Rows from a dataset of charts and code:
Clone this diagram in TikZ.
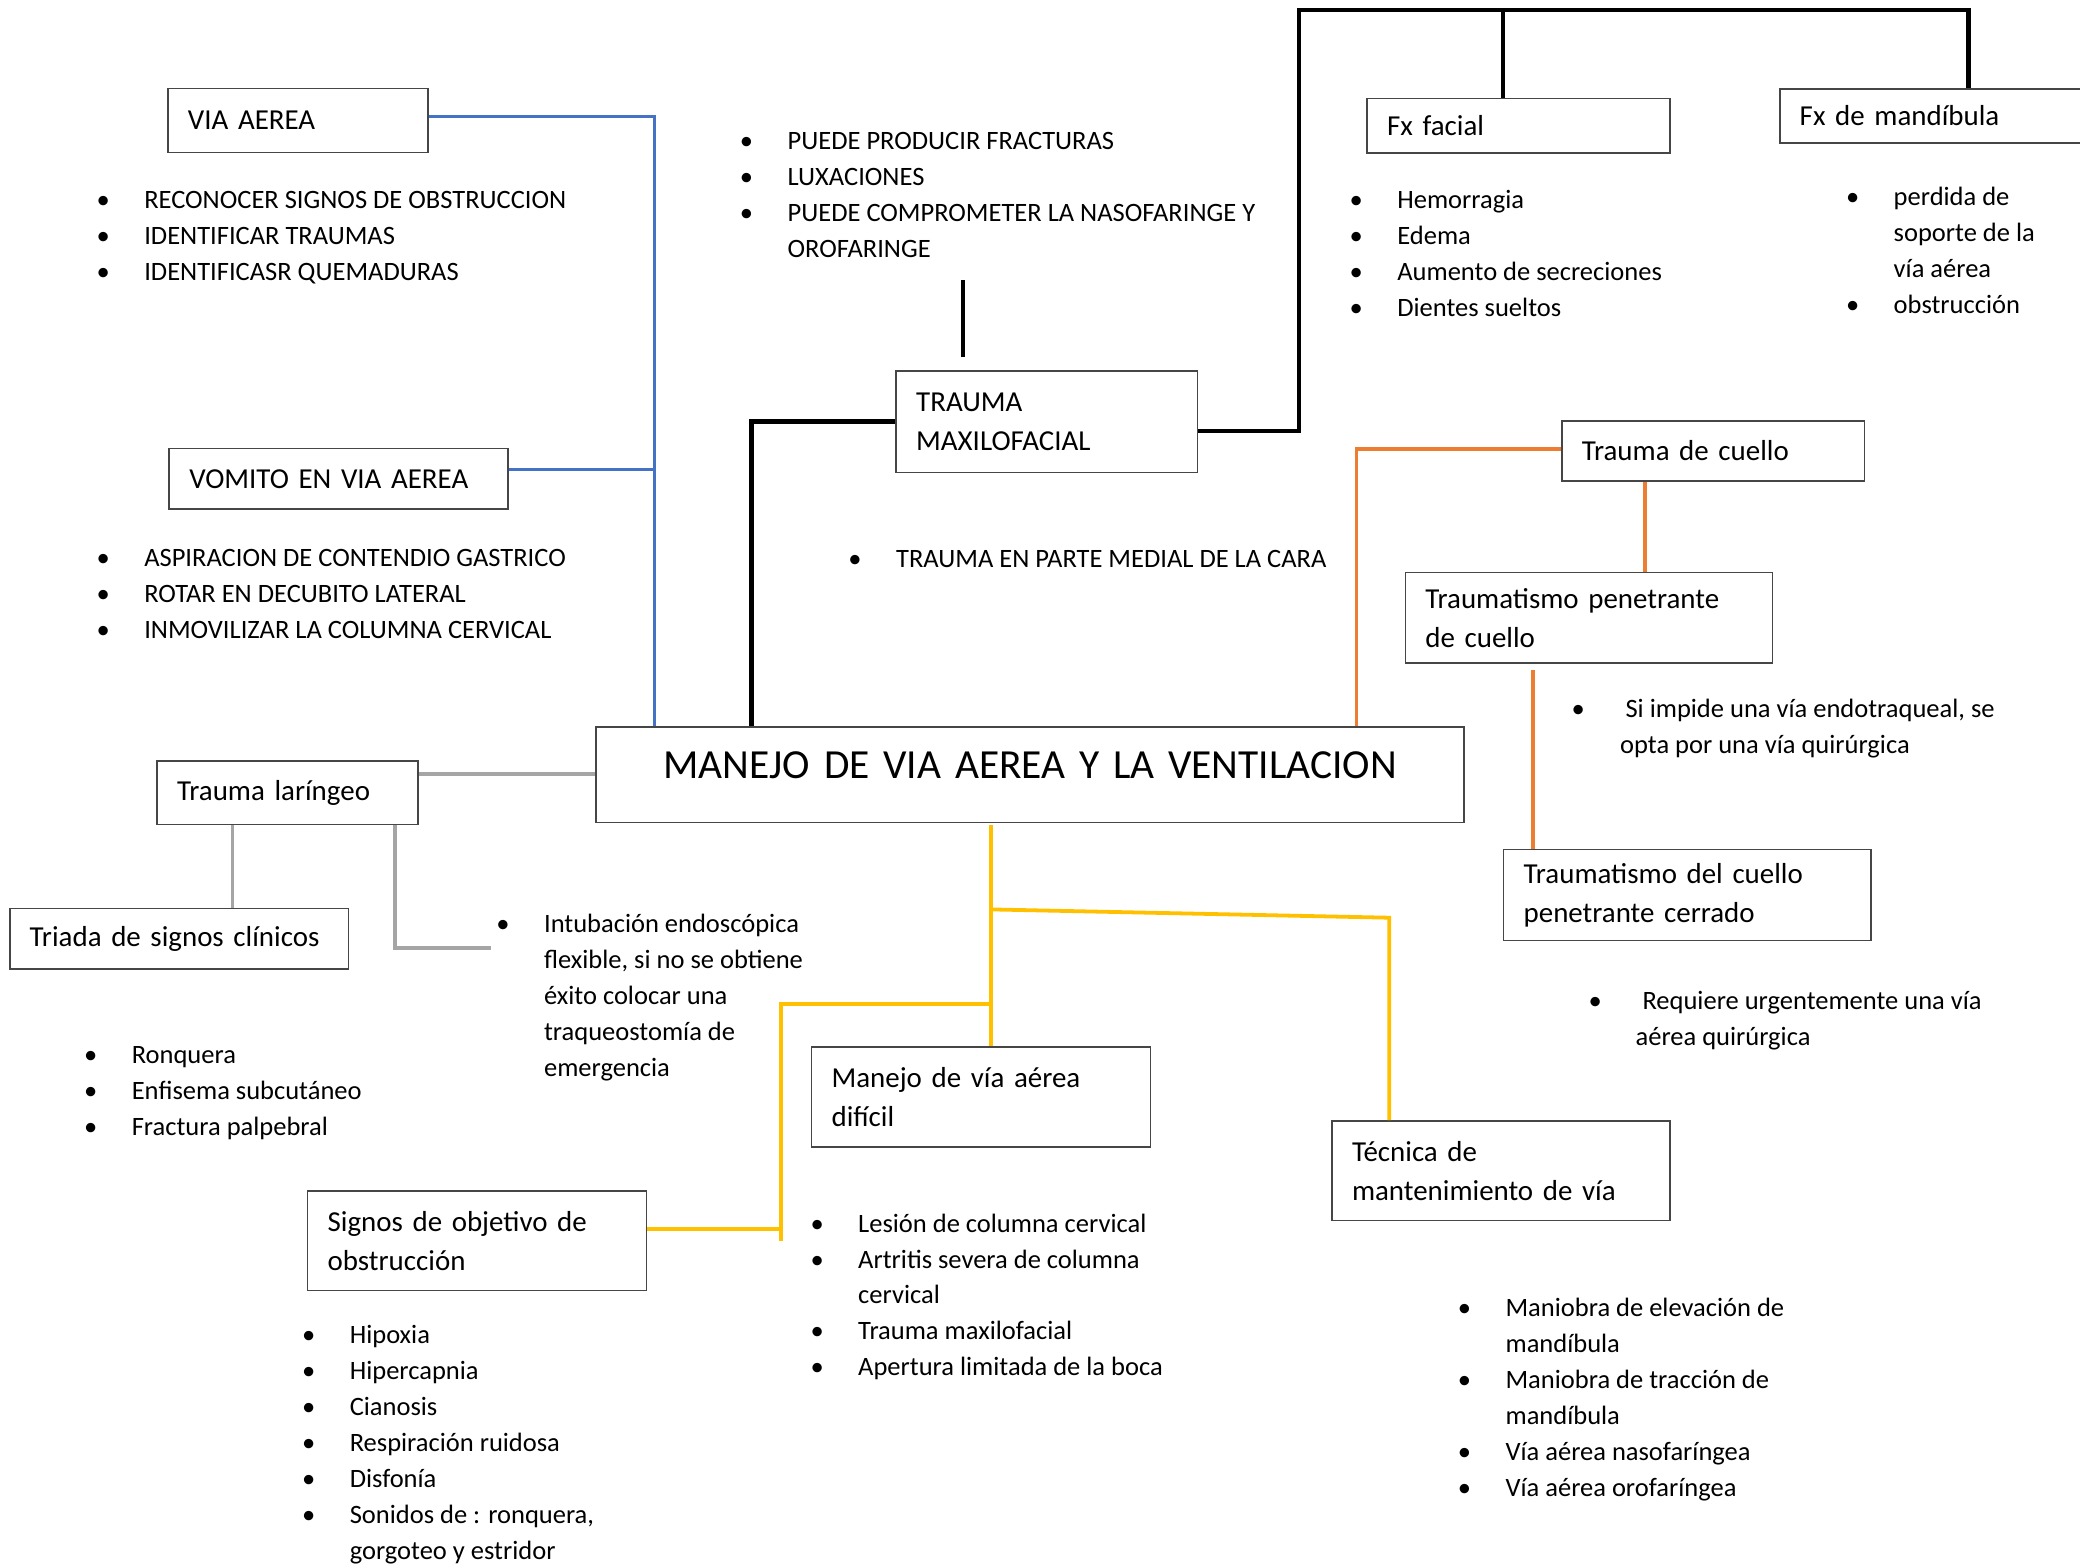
\documentclass[tikz,border=0pt]{standalone}
\usepackage{fontspec}
\setmainfont{Carlito}
\usepackage{color}
\definecolor{azulof}{RGB}{68,114,196}
\definecolor{naranjaof}{RGB}{237,125,49}
\definecolor{amarillof}{RGB}{255,192,0}
\definecolor{grisof}{RGB}{165,165,165}
\definecolor{bordeof}{RGB}{70,70,70}
\usepackage{tikz}
\usetikzlibrary{calc,positioning}
\tikzstyle{caja}=[draw=bordeof,line width=0.6pt,anchor=north west,inner xsep=0.26cm,inner ysep=0pt,align=left,font=\fontsize{10.7}{14.4}\selectfont]
\tikzstyle{lista}=[anchor=base west,inner sep=0pt,align=left,font=\fontsize{9.8}{13.3}\selectfont]
\tikzstyle{azul}=[draw=azulof,line width=1.2pt]
\tikzstyle{negra}=[draw=black,line width=1.7pt]
\tikzstyle{naranja}=[draw=naranjaof,line width=1.4pt]
\tikzstyle{amarilla}=[draw=amarillof,line width=1.4pt]
\tikzstyle{gris}=[draw=grisof,line width=1.3pt]
\newcommand{\bl}[1][0.62cm]{\makebox[#1][l]{\textbullet}}
\newcommand{\sg}[1][0.62cm]{\hspace*{#1}}

\begin{document}
\begin{tikzpicture}[x=0.017245cm,y=-0.017245cm]
\useasboundingbox (0,0) rectangle (1568,1179);
% cajas
\node [caja,text width=2.863cm,minimum height=0.836cm] (via) at (126,66) {VIA AEREA};
\node [caja,text width=3.880cm,minimum height=0.785cm] (vomito) at (127,337.5) {VOMITO EN VIA AEREA};
\node [caja,text width=3.397cm,minimum height=1.319cm] (trauma) at (675,279) {TRAUMA\\MAXILOFACIAL};
\node [caja,text width=3.414cm,minimum height=0.704cm] (fxfacial) at (1030,73.7) {Fx facial};
\node [caja,text width=3.483cm,minimum height=0.702cm] (fxmand) at (1341,66.3) {Fx de mandíbula};
\node [caja,text width=3.414cm,minimum height=0.779cm] (cuello) at (1176.7,316.8) {Trauma de cuello};
\node [caja,text width=4.251cm,minimum height=1.173cm] (pen) at (1058.8,431) {Traumatismo penetrante\\de cuello};
\node [caja,text width=4.251cm,minimum height=1.181cm] (cerrado) at (1132.9,639.9) {Traumatismo del cuello\\penetrante cerrado};
\node [caja,text width=10.763cm,minimum height=1.247cm,align=center,text height=0.5cm,text depth=0.406cm,font=\fontsize{15.3}{18}\selectfont] (manejo) at (448.8,547.2) {MANEJO DE VIA AEREA Y LA VENTILACION};
\node [caja,text width=2.875cm,minimum height=0.828cm] (laringeo) at (117.8,573) {Trauma laríngeo};
\node [caja,text width=3.886cm,minimum height=0.788cm] (triada) at (6.7,684.3) {Triada de signos clínicos};
\node [caja,text width=3.886cm,minimum height=1.297cm] (dificil) at (611.2,788.6) {Manejo de vía aérea\\difícil};
\node [caja,text width=3.877cm,minimum height=1.297cm] (tecnica) at (1003.5,844.3) {Técnica de\\mantenimiento de vía};
\node [caja,text width=3.886cm,minimum height=1.297cm] (signos) at (231.3,897) {Signos de objetivo de\\obstrucción};

% listas (ancladas en la ultima linea)
\node [lista] (lvia) at (72.4,211.4) {\bl RECONOCER SIGNOS DE OBSTRUCCION\\\bl IDENTIFICAR TRAUMAS\\\bl IDENTIFICASR QUEMADURAS};
\node [lista] (lvomito) at (72.4,481.4) {\bl ASPIRACION DE CONTENDIO GASTRICO\\\bl ROTAR EN DECUBITO LATERAL\\\bl INMOVILIZAR LA COLUMNA CERVICAL};
\node [lista] (lfract) at (557.4,194.2) {\bl PUEDE PRODUCIR FRACTURAS\\\bl LUXACIONES\\\bl PUEDE COMPROMETER LA NASOFARINGE Y\\\sg OROFARINGE};
\node [lista] (lmedial) at (639.2,427.9) {\bl TRAUMA EN PARTE MEDIAL DE LA CARA};
\node [lista] (lfacial) at (1017,238.3) {\bl Hemorragia\\\bl Edema\\\bl Aumento de secreciones\\\bl Dientes sueltos};
\node [lista] (lmand) at (1391.2,236.6) {\bl perdida de\\\sg soporte de la\\\sg vía aérea\\\bl obstrucción};
\node [lista] (limpide) at (1184.4,567.8) {\bl[0.70cm]Si impide una vía endotraqueal, se\\\sg[0.63cm]opta por una vía quirúrgica};
\node [lista] (lurge) at (1197.2,788) {\bl[0.70cm]Requiere urgentemente una vía\\\sg[0.61cm]aérea quirúrgica};
\node [lista] (lintub) at (373.8,811.2) {\bl Intubación endoscópica\\\sg flexible, si no se obtiene\\\sg éxito colocar una\\\sg traqueostomía de\\\sg emergencia};
\node [lista] (ltriada) at (63,855.7) {\bl Ronquera\\\bl Enfisema subcutáneo\\\bl Fractura palpebral};
\node [lista] (ldificil) at (610.6,1037.2) {\bl Lesión de columna cervical\\\bl Artritis severa de columna\\\sg cervical\\\bl Trauma maxilofacial\\\bl Apertura limitada de la boca};
\node [lista] (lsignos) at (227.3,1175.6) {\bl Hipoxia\\\bl Hipercapnia\\\bl Cianosis\\\bl Respiración ruidosa\\\bl Disfonía\\\bl Sonidos de : ronquera,\\\sg gorgoteo y estridor};
\node [lista] (ltecnica) at (1098.6,1127.8) {\bl Maniobra de elevación de\\\sg mandíbula\\\bl Maniobra de tracción de\\\sg mandíbula\\\bl Vía aérea nasofaríngea\\\bl Vía aérea orofaríngea};

% conectores
\coordinate (ba) at ($(manejo.north west)+(44.8,0)$);
\draw [azul] ([yshift=1.5pt]via.east) -| (ba);
\draw [azul] ([yshift=3.4pt]vomito.east) -- ([yshift=3.4pt]vomito.east -| ba);

\coordinate (bn) at ($(manejo.north west)+(117.6,0)$);
\coordinate (tope) at (979.2,7.4);
\coordinate (fx1) at ($(fxfacial.north west)+(103,0)$);
\coordinate (fx2) at ($(fxmand.north west)+(143,0)$);
\draw [negra] (bn) |- (trauma.west);
\draw [negra] ([yshift=-3.5pt]trauma.east) -| (tope) -- (tope -| fx2) -- (fx2);
\draw [negra] (tope -| fx1) -- (fx1);
\draw [negra] ($(trauma.north west)+(51,-10)$) -- ($(trauma.north west)+(51,-68)$);

\coordinate (na) at ($(manejo.north west)+(573.8,0)$);
\coordinate (c1) at ($(cuello.south west)+(63.6,0)$);
\coordinate (c2) at ($(pen.south west)+(96.7,5)$);
\draw [naranja] (na) |- ([yshift=0.8pt]cuello.west);
\draw [naranja] (c1) -- (c1 |- pen.north);
\draw [naranja] (c2) -- (c2 |- cerrado.north);

\coordinate (g1) at ($(laringeo.south west)+(57.6,0)$);
\coordinate (g2) at ($(laringeo.south west)+(179.8,0)$);
\coordinate (gi) at ($(lintub.base west)+(-3.4,-96.5)$);
\draw [gris] ([yshift=6.9pt]laringeo.east) -- ([yshift=6.9pt]laringeo.east -| manejo.west);
\draw [gris] (g1) -- (g1 |- triada.north);
\draw [gris] (g2) |- (gi);

\coordinate (am) at ($(manejo.south west)+(298.1,1.5)$);
\coordinate (t1) at ($(tecnica.north west)+(43.7,0)$);
\coordinate (s1) at ($(signos.east)+(100.8,0)$);
\draw [amarilla] (am) -- (am |- dificil.north);
\draw [amarilla] ($(am)+(0,63.3)$) -- ($(t1)+(0,-152.5)$) -- (t1);
\draw [amarilla] ($(am)+(0,134.4)$) -| (s1);
\draw [amarilla] ([yshift=4.4pt]signos.east) -- ([yshift=4.4pt]signos.east -| s1);
\end{tikzpicture}
\end{document}
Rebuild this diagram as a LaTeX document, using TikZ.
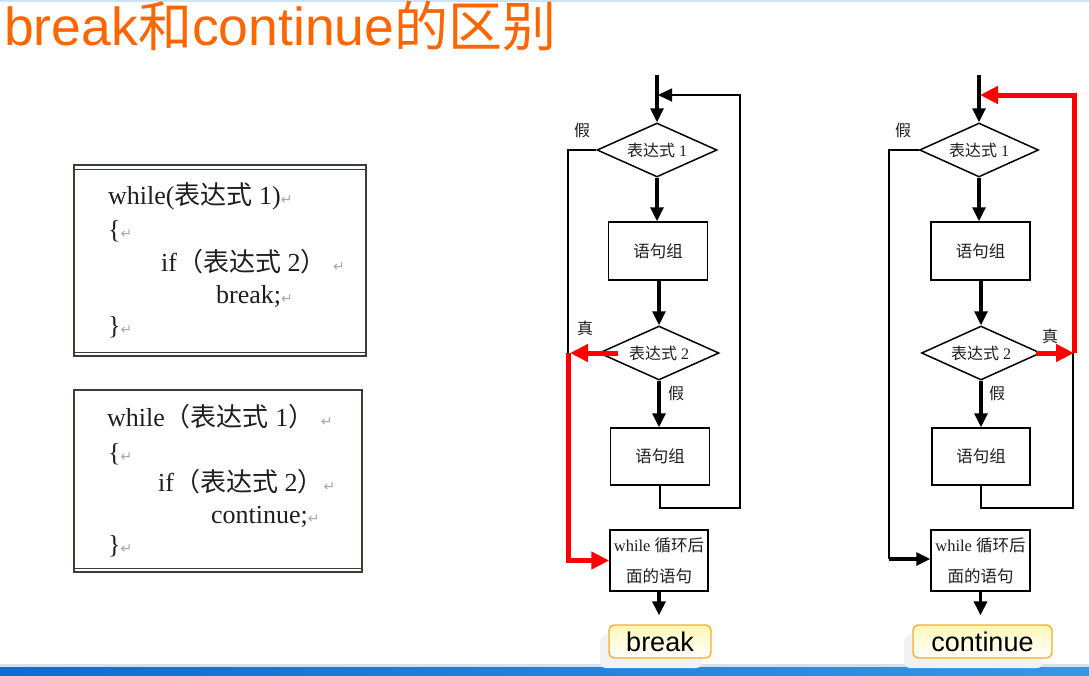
\documentclass[tikz,border=0pt]{standalone}
\usepackage{fontspec}
\setmainfont{Liberation Serif}
\newfontfamily\cjk{Noto Sans CJK SC}
\newfontfamily\arial{Liberation Sans}
\newfontfamily\symfont{DejaVu Sans}
\usepackage{xcolor}
\usetikzlibrary{shapes.geometric, arrows.meta, positioning, shadows}
\definecolor{cTitle}{RGB}{255,102,0}
\definecolor{cRule}{RGB}{55,65,55}
\definecolor{cText}{RGB}{30,30,30}
\definecolor{cTagEdge}{RGB}{255,170,40}
\definecolor{cTagTop}{RGB}{255,248,185}
\definecolor{cBarL}{RGB}{10,110,210}
\definecolor{cBarR}{RGB}{55,150,230}
\definecolor{cTopLine}{RGB}{205,228,246}
\newcommand{\zh}[1]{{\cjk #1}}
\newcommand{\bigzh}[1]{\raisebox{-1pt}{\cjk\fontsize{54}{54}\selectfont #1}}
\newcommand{\ret}{{\symfont\fontsize{14}{14}\selectfont\color{gray!70}↵}}
\tikzset{
	codeline/.style ={anchor=base west, inner sep=0pt, text=cText, font=\fontsize{26}{26}\selectfont},
	% flow chart styles
	decision/.style ={diamond, aspect=2.2, draw=black, line width=1.5pt, minimum width=120pt, minimum height=54pt, inner sep=0pt, text=cText, font=\fontsize{16}{16}\selectfont},
	process/.style  ={rectangle, draw=black, line width=1.5pt, minimum width=99pt, minimum height=58pt, inner sep=0pt, align=center, text=cText, font=\fontsize{16.5}{31}\selectfont},
	lbl/.style      ={inner sep=0pt, text=cText, font=\fontsize{16}{16}\selectfont},
	tag/.style      ={rectangle, rounded corners=6pt, draw=cTagEdge, line width=1.3pt, top color=cTagTop, bottom color=white, minimum height=33pt, inner sep=0pt, font=\arial\fontsize{27}{27}\selectfont,
		drop shadow={shadow xshift=-9pt, shadow yshift=-10pt, fill=black!5, opacity=1}},
	flowarrow/.style={-{Triangle[length=14pt, width=13pt]}, line width=3.2pt},
	thinline/.style ={line width=1.5pt},
	loopback/.style ={-{Triangle[length=14pt, width=13pt]}, line width=1.5pt},
	redarrow/.style ={-{Triangle[length=18pt, width=17pt]}, red, line width=5pt},
}
\begin{document}
\begin{tikzpicture}[x=1pt, y=-1pt]
\useasboundingbox (0,0) rectangle (1089,675);
\fill[cTopLine] (0,0) rectangle (1089,2);
\fill[cTopLine] (0,664) rectangle (1089,667);
\fill[left color=cBarL, right color=cBarR] (0,667) rectangle (1089,675);

\node[anchor=base west, inner sep=0pt, text=cTitle, font=\fontsize{53.5}{53.5}\selectfont] (title) at (4,45) {\arial break\bigzh{和}continue\bigzh{的区别}};

% code boxes
\draw[cRule, line width=1.2pt] (74,165) rectangle (366,356);
\draw[cRule, line width=1pt] (74,169) -- (366,169) (74,352) -- (366,352);
\node[codeline] (bw1) at (108,204) {while(\zh{表达式}~1)\ret};
\node[codeline] (bw2) at (108,238) {\{\ret};
\node[codeline] (bw3) at (161,271) {if\zh{（表达式}~2\zh{）}~\ret};
\node[codeline] (bw4) at (216,303) {break;\ret};
\node[codeline] (bw5) at (108,334) {\}\ret};

\draw[cRule, line width=1.2pt] (74,390) rectangle (362,572);
\draw[cRule, line width=2.2pt] (74,390) -- (362,390);
\draw[cRule, line width=1pt] (74,568) -- (362,568);
\node[codeline] (cw1) at (107,426) {while\zh{（表达式}~1\zh{）}~\ret};
\node[codeline] (cw2) at (108,461) {\{\ret};
\node[codeline] (cw3) at (158,491) {if\zh{（表达式}~2\zh{）}\ret};
\node[codeline] (cw4) at (211,523) {continue;\ret};
\node[codeline] (cw5) at (108,553) {\}\ret};

% break chart
\node[decision] (bcond1) at (657,150) {\zh{表达式}~1};
\node[process] (bgroup1) at (658,251) {\zh{语句组}};
\node[decision] (bcond2) at (659,353) {\zh{表达式}~2};
\node[process, minimum height=57pt] (bgroup2) at (660,456.5) {\zh{语句组}};
\node[process, minimum width=98pt, minimum height=61pt] (bafter) at (659,560.5) {while~\zh{循环后}\\\zh{面的语句}};
\node[tag, minimum width=102pt] (btag) at (660,641.5) {break};
\node[lbl] (bno1) at (582,130) {\zh{假}};
\node[lbl] (byes2) at (585,328) {\zh{真}};
\node[lbl] (bno2) at (676,393) {\zh{假}};
\coordinate (btop) at (657,75);
\coordinate (bjoin) at (658,95);
\coordinate (bright) at (740,95);
\coordinate (bleft) at (568,150);
\coordinate (bturn) at (568,353);
\draw[flowarrow] (btop) -- (bcond1.north);
\draw[flowarrow] (bcond1.south) -- (bcond1.south |- bgroup1.north);
\draw[flowarrow] (bgroup1.south -| bcond2.north) -- (bcond2.north);
\draw[flowarrow] (bcond2.south) -- (bcond2.south |- bgroup2.north);
\draw[flowarrow] (bafter.south) -- ([yshift=9pt]bafter.south |- btag.north);
\draw[loopback] (bgroup2.south) -- ++(0,22) -| (bright) -- (bjoin);
\draw[thinline] (bcond1.west) -- (bleft) -- (bturn);
\draw[redarrow] ([xshift=20pt]bcond2.west) -- ([xshift=2pt]bturn);
\draw[redarrow] (bturn) |- (bafter.west);

% continue chart
\node[decision, minimum width=119pt] (ccond1) at (979,150) {\zh{表达式}~1};
\node[process] (cgroup1) at (980.5,251) {\zh{语句组}};
\node[decision, minimum width=119pt] (ccond2) at (981,353) {\zh{表达式}~2};
\node[process, minimum width=98pt, minimum height=57pt] (cgroup2) at (981,456.5) {\zh{语句组}};
\node[process, minimum height=61pt] (cafter) at (980.5,560.5) {while~\zh{循环后}\\\zh{面的语句}};
\node[tag, minimum width=139pt] (ctag) at (982.5,641.5) {continue};
\node[lbl] (cno1) at (903,130) {\zh{假}};
\node[lbl] (cyes2) at (1050,336) {\zh{真}};
\node[lbl] (cno2) at (997,393) {\zh{假}};
\coordinate (ctop) at (979,75);
\coordinate (cjoin) at (980,95);
\coordinate (cright) at (1074,95);
\coordinate (cturn) at (1074,353);
\coordinate (cleft) at (889,150);
\coordinate (ccorner) at (889,559);
\draw[flowarrow] (ctop) -- (ccond1.north);
\draw[flowarrow] (ccond1.south) -- (ccond1.south |- cgroup1.north);
\draw[flowarrow] (cgroup1.south -| ccond2.north) -- (ccond2.north);
\draw[flowarrow] (ccond2.south) -- (ccond2.south |- cgroup2.north);
\draw[flowarrow] (cafter.south) -- ([yshift=9pt]cafter.south |- ctag.north);
\draw[thinline] (cgroup2.south) -- ++(0,22) -| ([xshift=-1pt]cturn);
\draw[thinline] (ccond1.west) -- (cleft) -- (ccorner);
\draw[flowarrow] (ccorner) -- (ccorner -| cafter.west);
\draw[redarrow] ([xshift=-5pt]ccond2.east) -- (cturn);
\draw[redarrow] (cturn) -- (cright) -- (cjoin);
\end{tikzpicture}
\end{document}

_Instructions for the task_. Above are records with pictures. Reproduce exactly only the lines from the line with "Rebuild this diagram" through the line with "(0,667) rectangle (1089,675);", both ends included, and leave the pictures out.

_Answer for this exercise_.
Rebuild this diagram as a LaTeX document, using TikZ.
\documentclass[tikz,border=0pt]{standalone}
\usepackage{fontspec}
\setmainfont{Liberation Serif}
\newfontfamily\cjk{Noto Sans CJK SC}
\newfontfamily\arial{Liberation Sans}
\newfontfamily\symfont{DejaVu Sans}
\usepackage{xcolor}
\usetikzlibrary{shapes.geometric, arrows.meta, positioning, shadows}
\definecolor{cTitle}{RGB}{255,102,0}
\definecolor{cRule}{RGB}{55,65,55}
\definecolor{cText}{RGB}{30,30,30}
\definecolor{cTagEdge}{RGB}{255,170,40}
\definecolor{cTagTop}{RGB}{255,248,185}
\definecolor{cBarL}{RGB}{10,110,210}
\definecolor{cBarR}{RGB}{55,150,230}
\definecolor{cTopLine}{RGB}{205,228,246}
\newcommand{\zh}[1]{{\cjk #1}}
\newcommand{\bigzh}[1]{\raisebox{-1pt}{\cjk\fontsize{54}{54}\selectfont #1}}
\newcommand{\ret}{{\symfont\fontsize{14}{14}\selectfont\color{gray!70}↵}}
\tikzset{
	codeline/.style ={anchor=base west, inner sep=0pt, text=cText, font=\fontsize{26}{26}\selectfont},
	% flow chart styles
	decision/.style ={diamond, aspect=2.2, draw=black, line width=1.5pt, minimum width=120pt, minimum height=54pt, inner sep=0pt, text=cText, font=\fontsize{16}{16}\selectfont},
	process/.style  ={rectangle, draw=black, line width=1.5pt, minimum width=99pt, minimum height=58pt, inner sep=0pt, align=center, text=cText, font=\fontsize{16.5}{31}\selectfont},
	lbl/.style      ={inner sep=0pt, text=cText, font=\fontsize{16}{16}\selectfont},
	tag/.style      ={rectangle, rounded corners=6pt, draw=cTagEdge, line width=1.3pt, top color=cTagTop, bottom color=white, minimum height=33pt, inner sep=0pt, font=\arial\fontsize{27}{27}\selectfont,
		drop shadow={shadow xshift=-9pt, shadow yshift=-10pt, fill=black!5, opacity=1}},
	flowarrow/.style={-{Triangle[length=14pt, width=13pt]}, line width=3.2pt},
	thinline/.style ={line width=1.5pt},
	loopback/.style ={-{Triangle[length=14pt, width=13pt]}, line width=1.5pt},
	redarrow/.style ={-{Triangle[length=18pt, width=17pt]}, red, line width=5pt},
}
\begin{document}
\begin{tikzpicture}[x=1pt, y=-1pt]
\useasboundingbox (0,0) rectangle (1089,675);
\fill[cTopLine] (0,0) rectangle (1089,2);
\fill[cTopLine] (0,664) rectangle (1089,667);
\fill[left color=cBarL, right color=cBarR] (0,667) rectangle (1089,675);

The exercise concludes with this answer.